** EXERCISE BRIEF **
Leave out the pictures and retype only the lines from the opening line to the line that holds "fig = go.Figure()", both ends included.
---------- RECORDS PROVIDED
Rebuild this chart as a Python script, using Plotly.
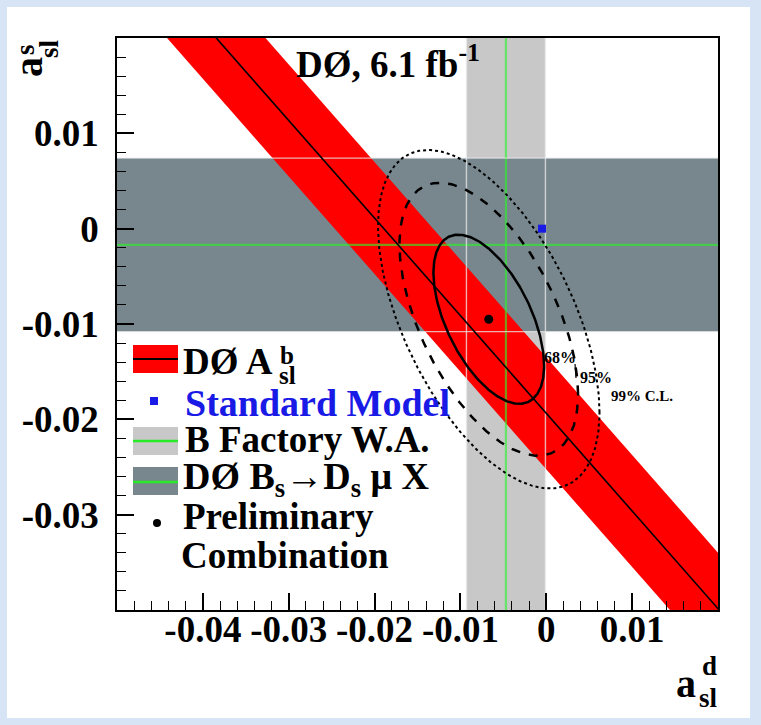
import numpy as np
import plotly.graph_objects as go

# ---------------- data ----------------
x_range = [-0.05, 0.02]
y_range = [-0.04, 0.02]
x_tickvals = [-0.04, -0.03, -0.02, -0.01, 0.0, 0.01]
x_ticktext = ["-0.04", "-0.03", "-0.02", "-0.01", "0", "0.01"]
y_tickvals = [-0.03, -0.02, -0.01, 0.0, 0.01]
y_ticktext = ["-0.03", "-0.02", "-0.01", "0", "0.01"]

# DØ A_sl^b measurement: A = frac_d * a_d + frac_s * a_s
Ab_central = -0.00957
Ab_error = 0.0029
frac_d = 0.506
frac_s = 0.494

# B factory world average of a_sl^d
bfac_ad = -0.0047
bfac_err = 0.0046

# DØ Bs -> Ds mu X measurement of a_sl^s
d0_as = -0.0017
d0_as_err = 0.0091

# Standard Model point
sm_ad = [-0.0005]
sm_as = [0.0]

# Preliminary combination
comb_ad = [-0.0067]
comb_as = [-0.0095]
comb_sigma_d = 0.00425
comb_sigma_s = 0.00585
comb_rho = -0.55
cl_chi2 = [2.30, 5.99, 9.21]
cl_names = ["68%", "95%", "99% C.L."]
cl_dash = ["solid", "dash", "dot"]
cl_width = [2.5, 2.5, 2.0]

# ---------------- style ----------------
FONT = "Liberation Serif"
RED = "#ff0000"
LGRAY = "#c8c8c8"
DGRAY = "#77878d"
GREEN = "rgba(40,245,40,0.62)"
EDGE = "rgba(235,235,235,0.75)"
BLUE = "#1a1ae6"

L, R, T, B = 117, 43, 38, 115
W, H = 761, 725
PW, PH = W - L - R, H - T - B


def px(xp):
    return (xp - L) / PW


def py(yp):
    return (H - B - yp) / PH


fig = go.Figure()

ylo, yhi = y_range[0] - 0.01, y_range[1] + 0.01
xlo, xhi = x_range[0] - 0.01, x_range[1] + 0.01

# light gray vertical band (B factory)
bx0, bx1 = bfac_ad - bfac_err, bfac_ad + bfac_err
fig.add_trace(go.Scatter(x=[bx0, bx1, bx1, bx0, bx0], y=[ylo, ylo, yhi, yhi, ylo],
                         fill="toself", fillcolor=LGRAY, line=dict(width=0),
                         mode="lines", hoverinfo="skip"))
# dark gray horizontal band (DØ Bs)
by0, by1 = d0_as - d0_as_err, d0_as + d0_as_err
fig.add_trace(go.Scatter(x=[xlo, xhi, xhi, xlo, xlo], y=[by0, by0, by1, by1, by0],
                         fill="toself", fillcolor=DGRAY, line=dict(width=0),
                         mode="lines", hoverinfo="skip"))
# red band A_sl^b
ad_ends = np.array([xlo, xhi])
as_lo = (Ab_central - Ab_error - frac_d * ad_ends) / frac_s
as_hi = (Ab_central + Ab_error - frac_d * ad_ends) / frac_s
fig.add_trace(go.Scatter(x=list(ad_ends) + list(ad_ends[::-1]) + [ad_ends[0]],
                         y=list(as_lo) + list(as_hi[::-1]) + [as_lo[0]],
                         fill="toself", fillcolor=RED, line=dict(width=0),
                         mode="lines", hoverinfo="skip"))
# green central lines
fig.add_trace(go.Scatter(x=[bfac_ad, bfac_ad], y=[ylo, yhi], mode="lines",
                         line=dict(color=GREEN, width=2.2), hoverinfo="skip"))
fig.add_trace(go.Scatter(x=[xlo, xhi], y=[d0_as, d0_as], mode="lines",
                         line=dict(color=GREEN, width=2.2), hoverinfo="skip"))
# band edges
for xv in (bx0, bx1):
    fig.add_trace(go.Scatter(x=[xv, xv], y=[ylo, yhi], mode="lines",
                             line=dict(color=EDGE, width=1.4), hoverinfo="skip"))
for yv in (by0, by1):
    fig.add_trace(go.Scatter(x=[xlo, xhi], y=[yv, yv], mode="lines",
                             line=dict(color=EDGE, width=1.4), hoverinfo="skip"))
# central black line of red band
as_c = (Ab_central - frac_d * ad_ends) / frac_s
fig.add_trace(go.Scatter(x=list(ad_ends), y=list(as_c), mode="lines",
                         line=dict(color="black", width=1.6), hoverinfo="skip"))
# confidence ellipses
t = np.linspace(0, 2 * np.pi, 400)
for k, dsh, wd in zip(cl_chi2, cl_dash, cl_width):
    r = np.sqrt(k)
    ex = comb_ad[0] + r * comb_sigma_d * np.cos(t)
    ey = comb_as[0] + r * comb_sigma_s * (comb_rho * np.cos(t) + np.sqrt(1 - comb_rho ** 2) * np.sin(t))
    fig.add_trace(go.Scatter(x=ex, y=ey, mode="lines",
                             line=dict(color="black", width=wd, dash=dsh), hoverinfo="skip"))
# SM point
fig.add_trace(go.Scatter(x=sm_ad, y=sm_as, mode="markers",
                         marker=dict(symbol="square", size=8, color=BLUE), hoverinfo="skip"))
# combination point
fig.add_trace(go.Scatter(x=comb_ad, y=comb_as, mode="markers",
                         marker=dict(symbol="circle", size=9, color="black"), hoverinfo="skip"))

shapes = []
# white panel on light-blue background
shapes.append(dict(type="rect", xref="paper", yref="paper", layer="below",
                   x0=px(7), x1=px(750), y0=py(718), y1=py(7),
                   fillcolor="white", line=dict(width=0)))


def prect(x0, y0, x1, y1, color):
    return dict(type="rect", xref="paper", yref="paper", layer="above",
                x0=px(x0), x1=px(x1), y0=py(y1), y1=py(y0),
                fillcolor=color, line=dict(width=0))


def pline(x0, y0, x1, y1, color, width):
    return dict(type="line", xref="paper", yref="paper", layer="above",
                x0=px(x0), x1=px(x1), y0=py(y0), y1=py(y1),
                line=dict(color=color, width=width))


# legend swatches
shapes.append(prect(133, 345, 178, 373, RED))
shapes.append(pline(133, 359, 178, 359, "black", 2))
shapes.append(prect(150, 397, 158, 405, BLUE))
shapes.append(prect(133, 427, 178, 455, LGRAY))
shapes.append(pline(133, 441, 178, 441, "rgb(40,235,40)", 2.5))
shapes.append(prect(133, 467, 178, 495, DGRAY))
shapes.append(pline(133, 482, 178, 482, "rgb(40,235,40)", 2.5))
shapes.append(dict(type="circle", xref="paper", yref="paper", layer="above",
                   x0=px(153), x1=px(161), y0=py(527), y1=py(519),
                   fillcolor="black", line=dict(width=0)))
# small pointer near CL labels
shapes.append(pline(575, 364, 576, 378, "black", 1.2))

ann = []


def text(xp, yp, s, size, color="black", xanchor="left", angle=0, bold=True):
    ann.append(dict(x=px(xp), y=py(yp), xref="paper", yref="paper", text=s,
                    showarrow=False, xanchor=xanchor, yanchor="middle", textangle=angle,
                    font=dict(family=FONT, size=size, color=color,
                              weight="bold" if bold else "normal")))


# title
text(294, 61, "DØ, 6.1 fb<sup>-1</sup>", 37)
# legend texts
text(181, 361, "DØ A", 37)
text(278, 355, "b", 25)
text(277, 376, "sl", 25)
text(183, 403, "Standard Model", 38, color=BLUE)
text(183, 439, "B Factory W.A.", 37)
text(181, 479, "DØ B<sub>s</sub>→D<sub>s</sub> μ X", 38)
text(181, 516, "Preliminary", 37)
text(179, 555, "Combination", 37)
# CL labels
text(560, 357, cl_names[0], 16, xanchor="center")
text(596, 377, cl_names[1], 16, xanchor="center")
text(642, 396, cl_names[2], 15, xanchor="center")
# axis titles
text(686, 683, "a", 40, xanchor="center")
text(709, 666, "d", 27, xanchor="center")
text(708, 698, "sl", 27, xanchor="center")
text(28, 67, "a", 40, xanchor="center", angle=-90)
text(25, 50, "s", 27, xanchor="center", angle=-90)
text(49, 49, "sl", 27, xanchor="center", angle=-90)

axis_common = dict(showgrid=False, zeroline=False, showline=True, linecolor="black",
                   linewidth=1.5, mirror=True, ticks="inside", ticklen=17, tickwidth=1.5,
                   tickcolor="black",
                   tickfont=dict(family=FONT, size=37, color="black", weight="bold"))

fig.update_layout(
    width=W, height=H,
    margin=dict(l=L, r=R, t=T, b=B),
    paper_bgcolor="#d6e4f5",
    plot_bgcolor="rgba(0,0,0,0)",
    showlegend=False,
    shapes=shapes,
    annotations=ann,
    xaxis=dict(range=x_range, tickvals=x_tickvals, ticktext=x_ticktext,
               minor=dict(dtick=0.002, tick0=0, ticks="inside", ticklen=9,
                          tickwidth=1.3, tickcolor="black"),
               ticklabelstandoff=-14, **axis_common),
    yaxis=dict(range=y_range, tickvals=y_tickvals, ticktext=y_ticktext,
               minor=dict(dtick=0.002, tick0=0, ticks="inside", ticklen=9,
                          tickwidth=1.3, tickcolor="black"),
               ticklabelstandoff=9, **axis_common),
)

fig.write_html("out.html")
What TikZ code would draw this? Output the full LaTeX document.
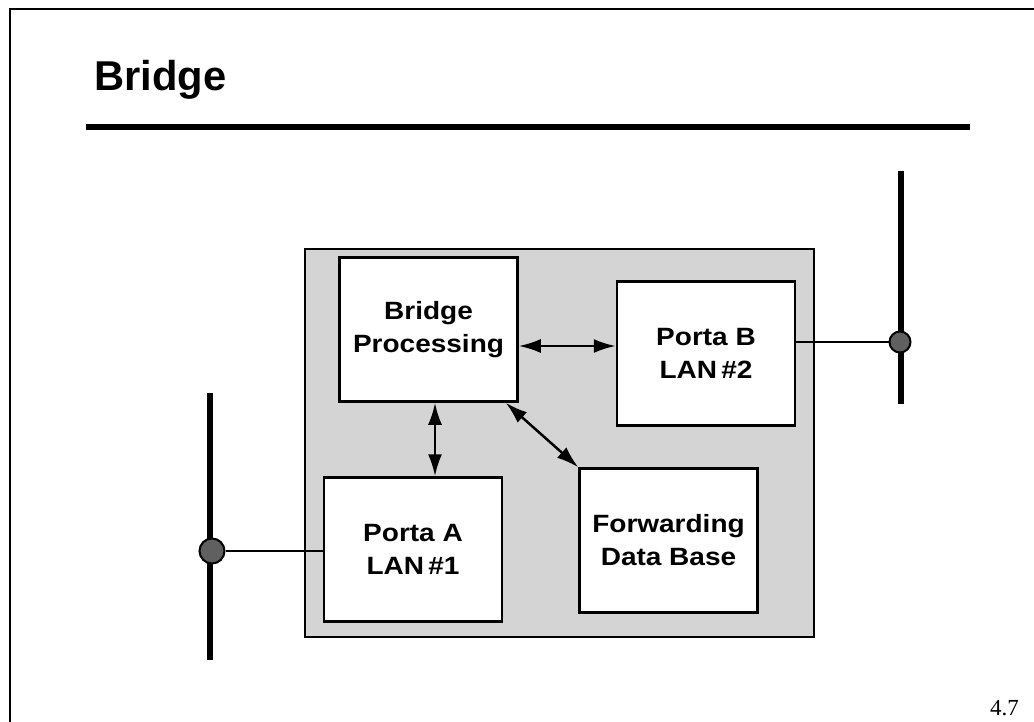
--------------------
** REPLY **
Rebuild this chart as a Python script, using Plotly.
import numpy as np
import plotly.graph_objects as go

# ---------------- data ----------------
x_range = [-0.05, 0.02]
y_range = [-0.04, 0.02]
x_tickvals = [-0.04, -0.03, -0.02, -0.01, 0.0, 0.01]
x_ticktext = ["-0.04", "-0.03", "-0.02", "-0.01", "0", "0.01"]
y_tickvals = [-0.03, -0.02, -0.01, 0.0, 0.01]
y_ticktext = ["-0.03", "-0.02", "-0.01", "0", "0.01"]

# DØ A_sl^b measurement: A = frac_d * a_d + frac_s * a_s
Ab_central = -0.00957
Ab_error = 0.0029
frac_d = 0.506
frac_s = 0.494

# B factory world average of a_sl^d
bfac_ad = -0.0047
bfac_err = 0.0046

# DØ Bs -> Ds mu X measurement of a_sl^s
d0_as = -0.0017
d0_as_err = 0.0091

# Standard Model point
sm_ad = [-0.0005]
sm_as = [0.0]

# Preliminary combination
comb_ad = [-0.0067]
comb_as = [-0.0095]
comb_sigma_d = 0.00425
comb_sigma_s = 0.00585
comb_rho = -0.55
cl_chi2 = [2.30, 5.99, 9.21]
cl_names = ["68%", "95%", "99% C.L."]
cl_dash = ["solid", "dash", "dot"]
cl_width = [2.5, 2.5, 2.0]

# ---------------- style ----------------
FONT = "Liberation Serif"
RED = "#ff0000"
LGRAY = "#c8c8c8"
DGRAY = "#77878d"
GREEN = "rgba(40,245,40,0.62)"
EDGE = "rgba(235,235,235,0.75)"
BLUE = "#1a1ae6"

L, R, T, B = 117, 43, 38, 115
W, H = 761, 725
PW, PH = W - L - R, H - T - B


def px(xp):
    return (xp - L) / PW


def py(yp):
    return (H - B - yp) / PH


fig = go.Figure()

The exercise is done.